Recently, a number of airlines have announced their intentions to seek bankruptcy protection. In these relatively common situations, shareholders are mostly wiped out, as the company usually undergoes a restructuring that sees creditors (and nowadays, governments) own the beleaguered airline. Obviously, the immediate problem was that the billions of dollars of the company's losses prevented the company from paying back the billions of dollars of the company's debt. But more fundamental than this is the plague that afflicts the entire airline industry, and always has.
Warren Buffett is quoted as saying that the airline business in the US “has made no money.” Thanks to a forgettable investment Buffett had made in US Air, he even went so far as to suggest a capitalist should have shot down the Wright brothers during their historic "first in flight" moment.
Is there something particular about the airline industry that causes these companies to have been such bad investments? Why is it that every recession takes a few airlines down with it? The answer lies in the supply and demand characteristics specific to this industry.
Let's start on the demand side. When incomes fall (e.g. during recessions), airlines get hit particularly hard. This is measured by income demand elasticity, which determines the impact changes in incomes have on demand for particular products or industries. According to a study by Houthakker and Taylor, here are some U.S. income elasticities of demand:
Basically the chart is telling us that for every one percent drop in income, we see a drop in demand for each of these items corresponding to its chart entry. For example, at the bottom of the list, we see that for every 1% drop in income, food demand drops by just .14%. On the other hand, at the top of the list, we see that airlines are disproproportionately affected, with demand dropping by 6% despite only a 1% fall in income!

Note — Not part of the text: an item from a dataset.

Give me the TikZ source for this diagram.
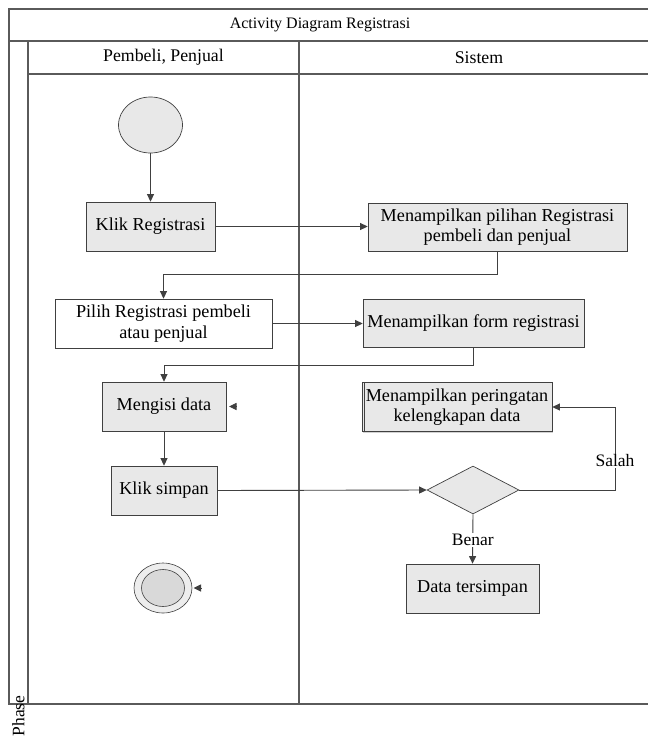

But the converse is also true, meaning that for each 1% rise in income, airline demand increases 6%! So shouldn't this cancel out the drop that occurs every now and then? To see what happens when times are good, let's look at the supply side.
When demand increases (and we see it increases disproportionately with incomes), airlines add to their capacity. This results in fixed costs for airlines, either in the form of lease payments or debt taken out to buy expensive increases in capacity. However, as all airlines do this, the one that increases too much or too fast ends up with overcapacity. Since customers generally choose their airline based on price (though there are exceptions), an airline with too much capacity will simply cut its price to fill its seats. Competitors are forced to follow suit, or carry overcapacity themselves, resulting in an erosion to profits despite strong economic times!
This effect prevents airlines from benefiting from their high income demand elasticity. To make matters worse, when the economy turns down, the airlines are left with large fixed cost obligations (aircraft lease or debt payments) that are tough to pay off, and especially tough considering the disproportionate drop in demand as compared to incomes, resulting in the annihilation of the weakest airlines.
The evidence? Consider this list of bankrupt US airlines since 1979. Airline bankruptcies are not just common in the US, either. Consider that Japan Airlines is undergoing its fourth government bailout since 2001! In most industries, a list of the companies that have gone bankrupt will contain a lot of fringe companies with the occasional fallen angel. In the case of this industry, however, the list reads as a who's who of airlines!
Of course, there are the low-cost innovators of the field that manage to stay above the pack. Companies like Southwest Airlines (LUV) and Canada's WestJet Airlines (WJA) have consistently generated returns that beat the competition. Unfortunately, the odds are stacked against them. Consider what happens when the competition goes under. The competition's debt gets wiped out, and it returns to the market as a leaner enterprise, better positioned to compete with the industry leaders. Because of this constantly re-occurring industry dynamic, well-performing companies must constantly innovate to stay ahead of the curve, lest they become the next entries on the list of shame.
Shareholders beware! Airlines are not the place to look for long-term investments. Investors are better off investing in companies that will first and foremost protect their capital from erosion.